Getting cars onto the road faster
Auto manufacturers are looking for shorter production times, faster logistics processes, new materials and technologies. A novel software platform will help companies to achieve these goals by reducing not only the development times but also the development costs.
The auto industry faces major challenges. New models are entering the market at ever shorter intervals, products are becoming more complex, and the trend towards electric cars requires modified vehicle structures. European production sites are coming under increasing cost pressure from low-wage countries. Cost reductions, shorter production times, new materials and innovative assembly techniques are needed if companies are to remain competitive. To achieve these goals, 23 business and research organizations are participating in the EU’s Pegasus project (www.pegasus-eu.net). One of the research partners is the Fraunhofer Institute for Chemical Technology ICT in Pfinztal, which is contributing its expertise in the polymer engineering sector. The project partners have jointly developed a software platform to reduce development times and costs.
The Integrated Design and Engineering Environment (IDEE) is a CAD/CAE/CAM software system which is connected to an intelligent database. It analyzes the functional requirements of a product and identifies appropriate materials at an early stage of the development process. If, for example, a car roof is to be made in a different material than before, it is not necessary to conduct a new development process. Instead, the design engineers enter the component data into the software system, which assesses the information and then selects suitable materials and manufacturing processes.
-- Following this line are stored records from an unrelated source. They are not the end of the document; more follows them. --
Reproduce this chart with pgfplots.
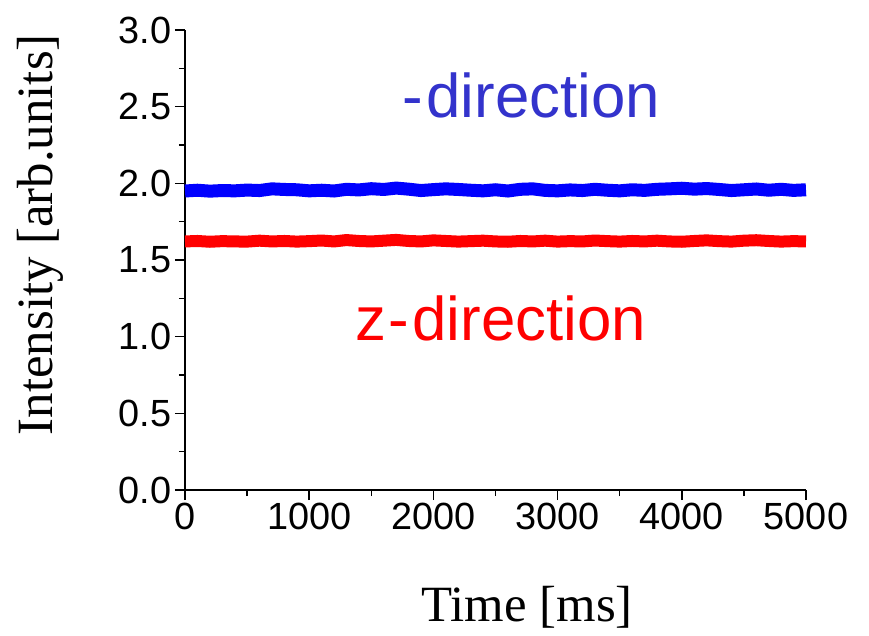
\documentclass[border=0pt]{standalone}
\usepackage{fontspec}
\setmainfont{Liberation Serif}
\newfontfamily\arial{Liberation Sans}
\usepackage{pgfplots}
\pgfplotsset{compat=1.18}
\definecolor{lblblue}{RGB}{51,51,204}

\begin{document}
\begin{tikzpicture}
\begin{axis}[
  scale only axis,
  width=621bp, height=460bp,
  xmin=0, xmax=5000, ymin=0, ymax=3,
  axis lines*=left,
  axis line style={line width=1.5bp},
  tick style={line width=1.5bp, black},
  tick align=outside,
  major tick length=10bp, minor tick length=6bp,
  minor tick num=1,
  xtick={0,1000,...,5000},
  ytick={0,0.5,...,3.0},
  yticklabel style={/pgf/number format/.cd, fixed, fixed zerofill, precision=1},
  xticklabel style={/pgf/number format/1000 sep={}},
  /pgf/number format/assume math mode=true,
  tick label style={font=\arial\fontsize{38}{38}\selectfont},
  xlabel={Time [ms]},
  ylabel={Intensity [arb.units]},
  label style={font=\fontsize{51}{51}\selectfont},
  xlabel style={at={(axis description cs:0.551,-0.254)}, anchor=center},
  ylabel style={at={(axis description cs:-0.2335,0.555)}, anchor=center, rotate=0},
  clip=false,
]
% blue series (upper band)
\addplot[blue, line width=13bp] coordinates {
(0,1.950) (100,1.955) (200,1.949) (300,1.953) (400,1.951) (500,1.956)
(600,1.953) (700,1.964) (800,1.960) (900,1.958) (1000,1.951) (1100,1.955)
(1200,1.950) (1300,1.961) (1400,1.957) (1500,1.965) (1600,1.960) (1700,1.969)
(1800,1.962) (1900,1.953) (2000,1.959) (2100,1.964) (2200,1.960) (2300,1.955)
(2400,1.951) (2500,1.958) (2600,1.950) (2700,1.961) (2800,1.964) (2900,1.954)
(3000,1.951) (3100,1.957) (3200,1.953) (3300,1.961) (3400,1.955) (3500,1.951)
(3600,1.958) (3700,1.954) (3800,1.961) (3900,1.964) (4000,1.968) (4100,1.962)
(4200,1.966) (4300,1.960) (4400,1.953) (4500,1.958) (4600,1.963) (4700,1.955)
(4800,1.961) (4900,1.954) (5000,1.958)
};
% red series (lower band)
\addplot[red, line width=12bp] coordinates {
(0,1.621) (100,1.624) (200,1.619) (300,1.623) (400,1.621) (500,1.620)
(600,1.626) (700,1.621) (800,1.624) (900,1.620) (1000,1.623) (1100,1.627)
(1200,1.621) (1300,1.630) (1400,1.624) (1500,1.621) (1600,1.626) (1700,1.631)
(1800,1.624) (1900,1.621) (2000,1.628) (2100,1.624) (2200,1.620) (2300,1.623)
(2400,1.626) (2500,1.621) (2600,1.619) (2700,1.624) (2800,1.621) (2900,1.626)
(3000,1.620) (3100,1.623) (3200,1.621) (3300,1.627) (3400,1.623) (3500,1.620)
(3600,1.624) (3700,1.621) (3800,1.626) (3900,1.621) (4000,1.619) (4100,1.624)
(4200,1.628) (4300,1.623) (4400,1.620) (4500,1.626) (4600,1.629) (4700,1.624)
(4800,1.620) (4900,1.623) (5000,1.621)
};
\node[anchor=base, text=lblblue, font=\arial\fontsize{62}{62}\selectfont]
  at (axis cs:2790,2.427) {-\kern3bp direction};
\node[anchor=base, text=red, font=\arial\fontsize{62}{62}\selectfont]
  at (axis cs:2540,0.978) {z\kern3bp-\kern3bp direction};
\end{axis}
\path (-185bp,-146bp) rectangle (684bp,490bp);
\end{tikzpicture}
\end{document}
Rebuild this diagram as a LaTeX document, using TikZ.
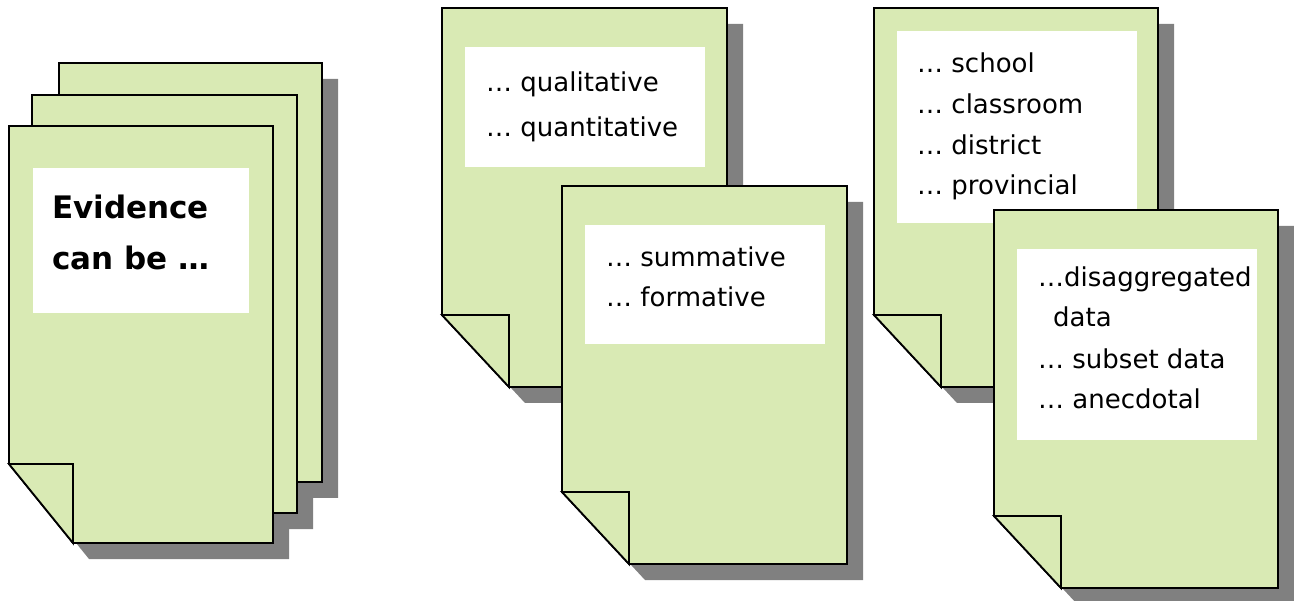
\documentclass[tikz,border=0pt]{standalone}
\usepackage{fontspec}
\setmainfont{DejaVu Sans}
\definecolor{pagegreen}{HTML}{D9EAB4}
\definecolor{shadowgray}{HTML}{808080}
\tikzset{
  pagestyle/.style={fill=pagegreen, draw=black, line width=1.8pt, line join=miter},
  shadowstyle/.style={fill=shadowgray},
  whitebox/.style={fill=white},
  itemtext/.style={anchor=base west, inner sep=0pt, font=\fontsize{26}{30}\selectfont},
  titletext/.style={anchor=base west, inner sep=0pt, font=\fontsize{31}{36}\selectfont\bfseries},
}
% #1=L #2=T #3=R #4=B #5=fold x #6=fold y
\newcommand{\docshadow}[6]{%
  \begin{scope}[shift={(16,16)}]
    \fill[shadowstyle] (#1,#2) -- (#3,#2) -- (#3,#4) -- (#5,#4) -- (#1,#6) -- cycle;
  \end{scope}}
\newcommand{\docpage}[6]{%
  \filldraw[pagestyle] (#1,#2) -- (#3,#2) -- (#3,#4) -- (#5,#4) -- (#1,#6) -- cycle;
  \filldraw[pagestyle] (#1,#6) -- (#5,#6) -- (#5,#4) -- cycle;}
\begin{document}
\begin{tikzpicture}[x=1pt,y=-1pt]
\useasboundingbox (0,0) rectangle (1294,601);

% ---------- left stack (one shape, one shadow) ----------
\docshadow{59}{63}{322}{482}{123}{403}
\docshadow{32}{95}{297}{513}{96}{434}
\docshadow{9}{126}{273}{543}{73}{464}
\docpage{59}{63}{322}{482}{123}{403}
\docpage{32}{95}{297}{513}{96}{434}
\docpage{9}{126}{273}{543}{73}{464}
\fill[whitebox] (33,168) rectangle (249,313);
\node[titletext] (ev1) at (52,219) {Evidence};
\node[titletext] (ev2) at (52,270) {can be …};

% ---------- middle group ----------
\docshadow{442}{8}{727}{387}{509}{315}
\docpage{442}{8}{727}{387}{509}{315}
\fill[whitebox] (465,47) rectangle (705,167);
\node[itemtext] (qa) at (486,92) {… qualitative};
\node[itemtext] (qb) at (486,137) {… quantitative};

\docshadow{562}{186}{847}{564}{629}{492}
\docpage{562}{186}{847}{564}{629}{492}
\fill[whitebox] (585,225) rectangle (825,344);
\node[itemtext] (sa) at (606,267) {… summative};
\node[itemtext] (sb) at (606,307) {… formative};

% ---------- right group ----------
\docshadow{874}{8}{1158}{387}{941}{315}
\docpage{874}{8}{1158}{387}{941}{315}
\fill[whitebox] (897,31) rectangle (1137,223);
\node[itemtext] (la) at (917,73) {… school};
\node[itemtext] (lb) at (917,114) {… classroom};
\node[itemtext] (lc) at (917,155) {… district};
\node[itemtext] (ld) at (917,195) {… provincial};

\docshadow{994}{210}{1278}{588}{1061}{516}
\docpage{994}{210}{1278}{588}{1061}{516}
\fill[whitebox] (1017,249) rectangle (1257,440);
\node[itemtext] (da) at (1038,287) {…disaggregated};
\node[itemtext] (db) at (1053,327) {data};
\node[itemtext] (dc) at (1038,369) {… subset data};
\node[itemtext] (dd) at (1038,409) {… anecdotal};
\end{tikzpicture}
\end{document}
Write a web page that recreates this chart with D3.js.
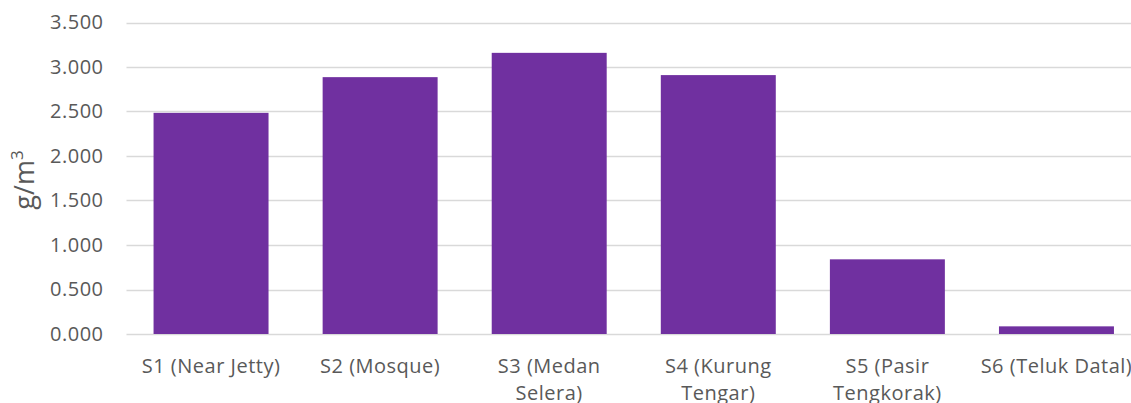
<!DOCTYPE html>
<html>
<head>
<meta charset="utf-8">
<script src="https://cdn.jsdelivr.net/npm/d3@7"></script>
<style>
  html, body { margin: 0; padding: 0; background: #fff; overflow: hidden; }
  svg { display: block; font-family: "Open Sans", sans-serif; }
</style>
</head>
<body>
<svg id="chart" width="1131" height="403"></svg>
<script>
// Site labels (each entry is the wrapped lines of one category label)
const categories = [
  ["S1 (Near Jetty)"],
  ["S2 (Mosque)"],
  ["S3 (Medan", "Selera)"],
  ["S4 (Kurung", "Tengar)"],
  ["S5 (Pasir", "Tengkorak)"],
  ["S6 (Teluk Datal)"]
];
// Concentration per site, g/m³
const values = [2.485, 2.886, 3.159, 2.909, 0.839, 0.086];
const yTicks = [0, 0.5, 1, 1.5, 2, 2.5, 3, 3.5];

(function draw() {
  const svg = d3.select("#chart");
  const plotLeft = 126.5, plotRight = 1141, plotTop = 22.5, plotBottom = 334;

  const ids = categories.map((c, i) => i);
  const x = d3.scaleBand().domain(ids).range([plotLeft, plotRight]).paddingInner(0.32).paddingOuter(0.16);
  const y = d3.scaleLinear().domain([0, 3.5]).range([plotBottom, plotTop]);

  // Horizontal gridlines
  svg.append("g")
    .selectAll("line")
    .data(yTicks)
    .join("line")
    .attr("x1", plotLeft).attr("x2", plotRight)
    .attr("y1", d => Math.round(y(d)) + 0.5).attr("y2", d => Math.round(y(d)) + 0.5)
    .attr("stroke", "#d9d9d9").attr("stroke-width", 1.3);

  // Y axis tick labels
  const yAxis = d3.axisLeft(y).tickValues(yTicks).tickFormat(d3.format(".3f")).tickSize(0).tickPadding(0);
  const gy = svg.append("g").attr("transform", `translate(${plotLeft - 23},0)`).call(yAxis);
  gy.select(".domain").remove();
  gy.selectAll("text")
    .attr("fill", "#595959")
    .style("font-size", "20px")
    .style("letter-spacing", "0.5px")
    .style("font-family", "'Open Sans', sans-serif");

  // Bars
  svg.append("g")
    .selectAll("rect")
    .data(values)
    .join("rect")
    .attr("x", (d, i) => x(i))
    .attr("width", x.bandwidth())
    .attr("y", d => y(d))
    .attr("height", d => y(0) - y(d))
    .attr("fill", "#7030a0");

  // Category labels
  const xl = svg.append("g");
  categories.forEach((lines, i) => {
    const t = xl.append("text")
      .attr("text-anchor", "middle")
      .attr("fill", "#595959")
      .style("font-size", "20px")
      .style("letter-spacing", "0.5px");
    lines.forEach((ln, j) => {
      t.append("tspan")
        .attr("x", x(i) + x.bandwidth() / 2)
        .attr("y", 373 + j * 27)
        .text(ln);
    });
  });

  // Y axis title
  const yt = svg.append("text")
    .attr("transform", "translate(34,180) rotate(-90)")
    .attr("text-anchor", "middle")
    .attr("fill", "#595959")
    .style("font-size", "27px");
  yt.append("tspan").text("g/m");
  yt.append("tspan").attr("dy", -11).style("font-size", "17px").text("3");
})();
</script>
</body>
</html>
The platform also provides engineering guidelines for designing the tools that will be used to produce the component. The project partners have demonstrated how this platform could work on the example of a fender with integrated LED tail light. “We used the original fender from a Smart. Our project demonstrates how this complex component can be produced more quickly and cheaply with new processing techniques, materials, bonding agents and tools,” says Timo Huber, a scientist at Fraunhofer ICT. Instead of conventional lamps, the project partners fitted LED tail lights to the fender. This reduced the number of separate parts from eight to five, and the number of processing steps from twelve to five. Material and cost savings were also achieved by using conductor paths made of electrically conductive polymer. The conductive carbon nanotubes conduct the electricity from the connector to the LEDs and render metallic conductor structures superfluous.
A further example application: So that components such as the LED tail lights can be dismantled more quickly, they are bonded using a special adhesive. For this the research scientists at Fraunhofer ICT and their project partners developed a new microwave-active adhesive bonding system. When irradiated with microwaves the individual components lose their adhesion and can be easily taken apart. This means that parts can be efficiently recycled into different categories. “In addition, we dyed the fender using newly developed pigments based on special nanoparticles,” states Huber. These nanostructures can be worked in particularly evenly, to dye plastics such as polypropylene. This means fewer pigments are needed than usual. “We have also taken the importance of protecting the climate into account. Further developments in local fiber reinforcement of structural vehicle components will reduce weight and therefore emissions of CO2,” the scientist adds, and sums up: “All in all the IDEE system will shorten development times, cut the number of assembly steps and reduce the amount of material consumed.” IDEE is still under development, but it can already be used to produce simple components. The software should be ready and available to the auto industry in about a year’s time.